Like most African Hebrew Israelites, Baht Israel still does not enjoy full Israeli citizenship; she is a permanent resident who holds American citizenship. She was one of the first to earn the title “crowned sister,” one of the highest levels of female leadership in the community. Yet her life has also been marked by tragedy. One of her sisters, Kaninah, drowned in a well in the Hebrew camp in Liberia, and a brother, Aharon, was murdered by a Palestinian terrorist while performing at a Bat Mitzvah party in Hadera in 2002. In addition, her father was denied entry to Israel in 1975, and they spent years apart as a result. (He received permanent residency after Aharon’s death.)

Despite these traumas, Baht Israel said that she is glad her family decided to leave America and that she is “happy living in Israel” today. Asked about anti-Black racism in the country, she said, “Israel is like many other countries.
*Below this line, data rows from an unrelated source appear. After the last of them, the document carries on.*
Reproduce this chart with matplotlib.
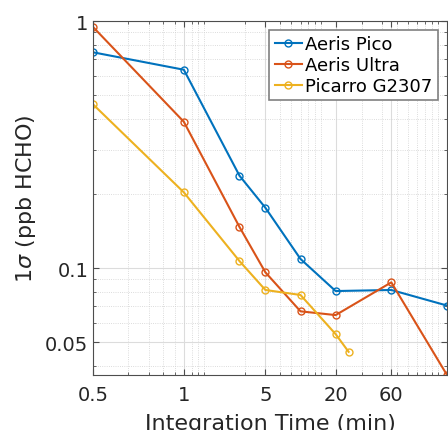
import matplotlib
matplotlib.use("Agg")
import matplotlib.pyplot as plt
from matplotlib.ticker import FixedLocator, LogLocator, NullFormatter

# averaging time (s) - axis labels are drawn as in the original figure
t_pico = [10, 60, 180, 300, 600, 1200, 3600, 10800]
t_ultra = [10, 60, 180, 300, 600, 1200, 3600, 10800]
t_picarro = [10, 60, 180, 300, 600, 1200, 1550]

sd_pico = [0.747, 0.635, 0.2365, 0.1754, 0.1088, 0.0807, 0.0815, 0.0705]
sd_ultra = [0.946, 0.391, 0.1466, 0.0961, 0.0668, 0.0645, 0.0875, 0.0369]
sd_picarro = [0.460, 0.2025, 0.1067, 0.0815, 0.0778, 0.054, 0.0458]

xtick_pos = [10, 60, 300, 1200, 3600]
xtick_labels = ["0.5", "1", "5", "20", "60"]
ytick_pos = [0.05, 0.1, 1]
ytick_labels = ["0.05", "0.1", "1"]

txt = "#262626"

fig = plt.figure(figsize=(4.48, 4.31), dpi=100)
ax = fig.add_axes([93 / 448, 55 / 431, 354 / 448, 354 / 431])

kw = dict(marker="o", markersize=5, markerfacecolor="none", linewidth=1.5, markeredgewidth=1.0)
ax.plot(t_pico, sd_pico, color="#0072BD", label="Aeris Pico", **kw)
ax.plot(t_ultra, sd_ultra, color="#D95319", label="Aeris Ultra", **kw)
ax.plot(t_picarro, sd_picarro, color="#EDB120", label="Picarro G2307", **kw)

ax.set_xscale("log")
ax.set_yscale("log")
ax.set_xlim(10, 10800)
ax.set_ylim(0.0369, 1)

ax.xaxis.set_major_locator(FixedLocator(xtick_pos))
ax.set_xticklabels(xtick_labels)
ax.yaxis.set_major_locator(FixedLocator(ytick_pos))
ax.set_yticklabels(ytick_labels)
ax.xaxis.set_minor_locator(LogLocator(base=10, subs=range(2, 10), numticks=20))
ax.yaxis.set_minor_locator(LogLocator(base=10, subs=range(2, 10), numticks=20))
ax.xaxis.set_minor_formatter(NullFormatter())
ax.yaxis.set_minor_formatter(NullFormatter())

ax.grid(True, which="major", color="#dcdcdc", linewidth=0.8, linestyle="-")
ax.grid(True, which="minor", color="#d0d0d0", linewidth=0.6, linestyle=":")
ax.set_axisbelow(True)

ax.tick_params(which="both", direction="in", top=True, right=True, colors="#4d4d4d",
               labelcolor=txt, labelsize=14)
ax.tick_params(which="major", length=4)
ax.tick_params(which="minor", length=2)
ax.tick_params(axis="x", pad=7)
for s in ax.spines.values():
    s.set_color("#4d4d4d")
    s.set_linewidth(0.8)

ax.set_xlabel("Integration Time (min)", fontsize=16, color=txt, labelpad=7)
ax.set_ylabel(r"1$\sigma$ (ppb HCHO)", fontsize=16, color=txt, labelpad=5)

leg = ax.legend(loc="upper right", fontsize=13, handlelength=1.5, handletextpad=0.2,
                borderpad=0.3, labelspacing=0.15, borderaxespad=0.5, fancybox=False,
                framealpha=1, edgecolor="#808080")
leg.get_frame().set_linewidth(1.2)
for t in leg.get_texts():
    t.set_color("black")

fig.savefig("out.png", dpi=100)
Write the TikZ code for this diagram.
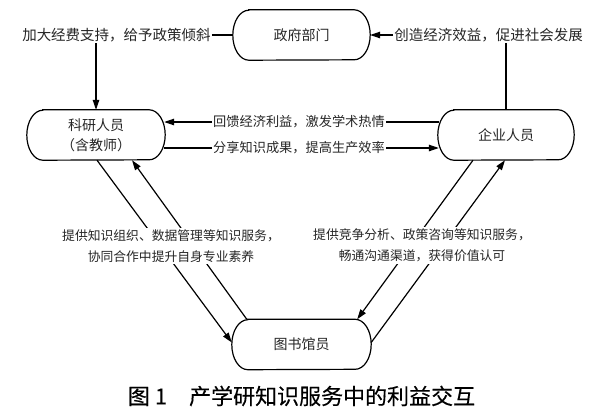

There are people who are just regular people, and there are people who give people of color a hard time. Such is life. I do not allow that to hinder me.”

Baht Israel photographed former Israeli President Shimon Peres’s August 2008 visit to the African Hebrew Israelite community in Dimona.

As for those thousands of historical photographs, Baht Israel recently started an Instagram account and has shared a handful of them so far. She said she plans to cull through them one day and create a museum for African Hebrew Israelite children, as well as the general public, to learn about the community’s history. She credits her faith in God, or Yah to use the term preferred by the Hebrews, for her ability to be in the right place at the right time—as a photographer and in her everyday life.

“I pray every day,” she said. “And when you’re in touch with yourself and with the Creator, it’s amazing how sensitive you can be to receive the things that you need to receive from people and give the things you need to give to people.”